İslam Konferansı Örgütü'nü toplayacağız. 'İslam dünyasında Çin'in ticari hacmi Amerika'yla yarışıyor. Eğer İslam dünyası kendi kapılarını Çin'e kapatırsa o zaman Çin kendi içerisinde çöküntü yaşayacak. O zaman biz de Müslümanlar olarak Çin'e, Doğu Türkistan'da en azından temel hak ve özgürlükleri garanti altına alma şartını ileri sürebileceğiz. Doğu Türkistan bütün İslam dünyasının bir parçasıdır.

YAŞANANLAR ONE MİNUTE OPERASYONUYDU

Cunta mahkemesi Mursi ve arkadaşlarının idam cezasını onayladı. İdam kararlarına en net tepki gösteren Türkiye'nin Mursi'nin yanında olması neleri değiştirir?

Halkın iradesiyle başa gelen Mursi'yle beraber Mısır bağımsızlık sürecine gitti. Mursi silah, ilaç ve gıda sanayisinde bağımsız olacaklarını söyledi. Mursi Erdoğan'la görüştüğünde iki liderin de istekleri aynıydı; Filistin'in bağımsızlığı kabul edilecek, abluka kalkacak ve bölgede çıkarılacak doğalgazın karından Filistin yüzde yirmi alacak. Tabi ki İsrail bu şartlar üzerine Mısır'da darbe girişimi başlattı. Türkiye'de de çeşitli kalkışmalar yaşandı. Hedef Erdoğan'ı yalnızlaştırmaktı. Çünkü bu bir One Minute operasyonuydu.
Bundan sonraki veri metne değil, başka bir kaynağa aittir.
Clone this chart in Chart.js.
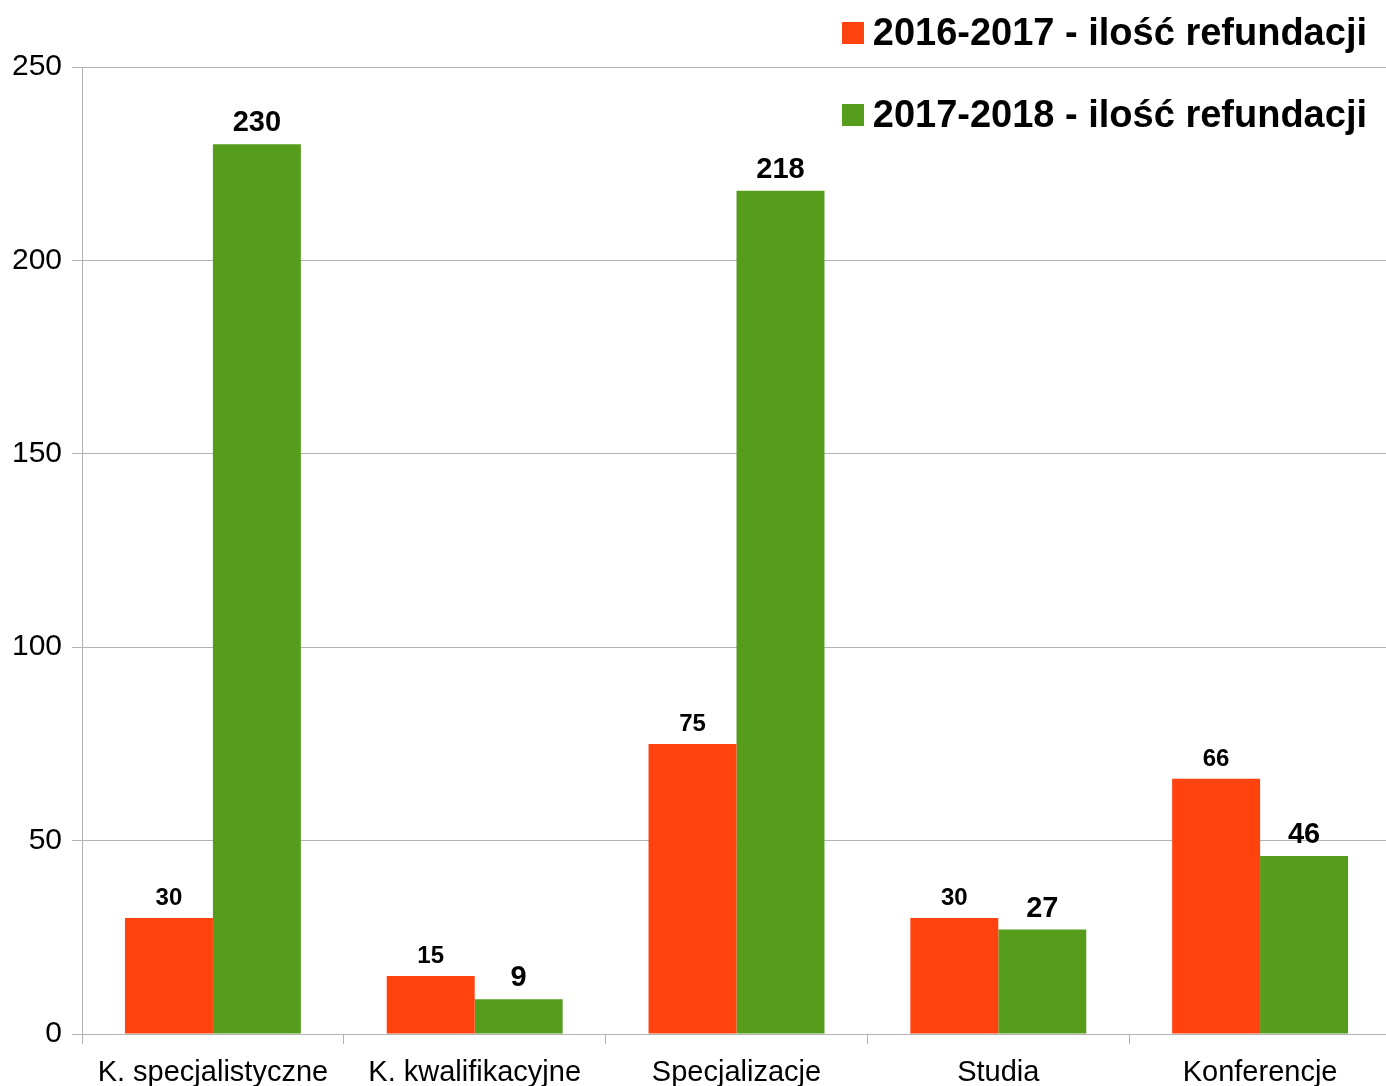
<!DOCTYPE html>
<html>
<head>
<meta charset="utf-8">
<script src="https://cdn.jsdelivr.net/npm/chart.js@4"></script>
<style>
  html, body { margin: 0; padding: 0; background: #fff; overflow: hidden; }
  #wrap { position: relative; width: 1386px; height: 1086px; overflow: hidden; }
  canvas { position: absolute; left: 0; top: 0; }
  .leg { position: absolute; right: 19px; font: bold 38px 'Liberation Sans', Arial, sans-serif; color: #000; white-space: pre; display: flex; align-items: center; }
  .leg i { display: inline-block; width: 22px; height: 22px; margin-right: 9px; }
</style>
</head>
<body>
<div id="wrap">
  <canvas id="c" width="1391" height="1100"></canvas>
  <div class="leg" style="top:11px"><i style="background:#ff420e"></i>2016-2017 - ilość refundacji</div>
  <div class="leg" style="top:93px"><i style="background:#579d1c"></i>2017-2018 - ilość refundacji</div>
</div>
<script>
// ── Data ─────────────────────────────────────────────────
const categories = ['K. specjalistyczne', 'K. kwalifikacyjne', 'Specjalizacje', 'Studia', 'Konferencje'];
const seriesNames = ['2016-2017 - ilość refundacji', '2017-2018 - ilość refundacji'];
const vals2016 = [30, 15, 75, 30, 66];
const vals2017 = [230, 9, 218, 27, 46];
const yTicks = [0, 50, 100, 150, 200, 250];

const RED = '#ff420e', GREEN = '#579d1c', GRID = '#b3b3b3';
const FONT = "'Liberation Sans', Arial, sans-serif";

// ── Value labels above bars ──────────────────────────────
const barLabels = {
  id: 'barLabels',
  afterDatasetsDraw(chart) {
    const ctx = chart.ctx;
    const sizes = [24, 29];
    ctx.save();
    ctx.fillStyle = '#000';
    ctx.textAlign = 'center';
    ctx.textBaseline = 'alphabetic';
    chart.data.datasets.forEach((ds, di) => {
      ctx.font = `bold ${sizes[di]}px ${FONT}`;
      chart.getDatasetMeta(di).data.forEach((bar, i) => {
        ctx.fillText(String(ds.data[i]), bar.x, bar.y - 13);
      });
    });
    ctx.restore();
  }
};

new Chart(document.getElementById('c').getContext('2d'), {
  type: 'bar',
  data: {
    labels: categories,
    datasets: [
      { label: seriesNames[0], data: vals2016, backgroundColor: RED, borderWidth: 0 },
      { label: seriesNames[1], data: vals2017, backgroundColor: GREEN, borderWidth: 0 }
    ]
  },
  options: {
    responsive: false, animation: false, devicePixelRatio: 1,
    layout: { padding: { top: 67, left: 0, right: 0, bottom: 0 } },
    datasets: { bar: { categoryPercentage: 0.672, barPercentage: 1 } },
    plugins: { legend: { display: false }, tooltip: { enabled: false } },
    scales: {
      x: {
        grid: { offset: true, drawOnChartArea: false, color: GRID, tickLength: 10 },
        border: { color: GRID },
        ticks: { color: '#000', font: { family: FONT, size: 29 }, padding: 12, maxRotation: 0 },
        afterFit: s => { s.height = 66; }
      },
      y: {
        min: 0, max: 250,
        afterBuildTicks: s => { s.ticks = yTicks.map(v => ({ value: v })); },
        grid: { color: GRID, tickLength: 10 },
        border: { color: GRID },
        ticks: { color: '#000', font: { family: FONT, size: 30 }, padding: 10 },
        afterFit: s => { s.width = 82; }
      }
    }
  },
  plugins: [barLabels]
});
</script>
</body>
</html>
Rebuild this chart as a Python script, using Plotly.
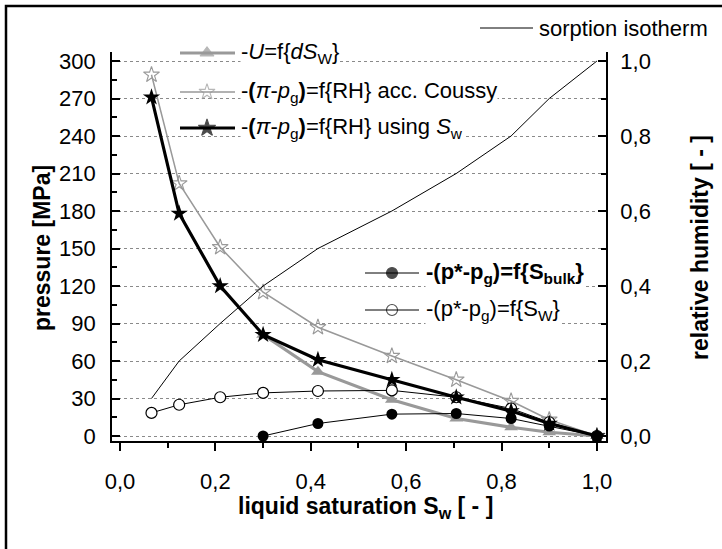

İslam ülkelerini çok yakından tanıyan biri olarak Müslümanlara neler söylemek istersiniz?

Türkiye'de ve İslam dünyasında rahat yaşayan Müslümanlar toprağa girileceğini hatırlamalılar. Onun için kazandığınız her şeyden her gün, her ay mutlaka yardımlaşma için bir pay ayırın. Biz ve bizim gibi kurumlara yardım edin. Bizler dünyanın her tarafına giderek sizin adınıza bir postacı gibi bu yardımları ulaştırıyoruz.

KUTU-KUTU-KUTU

*** Netanyahu bugün olmazsa bile yarın yargılanacak. Mavi Marmara saldırısındaki bütün askerler tespit ediliyor. Hepsi hesap verecek. Hatta Türkiye'den gidip Filistinli çocukları öldürenler de yargılanacak.

***İsrail güçten anlar. İsrail güç kullanıyorsa ve siz ondan fazla güç göstermiyorsanız yine aynı şeyleri yapacaktır. İsrail açık bulduğu her kapıdan girmeye çalışan yılan gibidir. Bir yerde yılan varsa bütün delikleri kapatmanız gerekir.

*** İsrail, Sadaka Taşı Derneği ziyaretçilerini Kudüs ziyaretinde alıkoydu. Onlara psikolojik baskı yaptı, hakaret etti. Türkiye gerekli tavrı koymadı. Hemen o gün bütün İsrailli gazetecileri ülkeden deport etmesi gerekiyordu.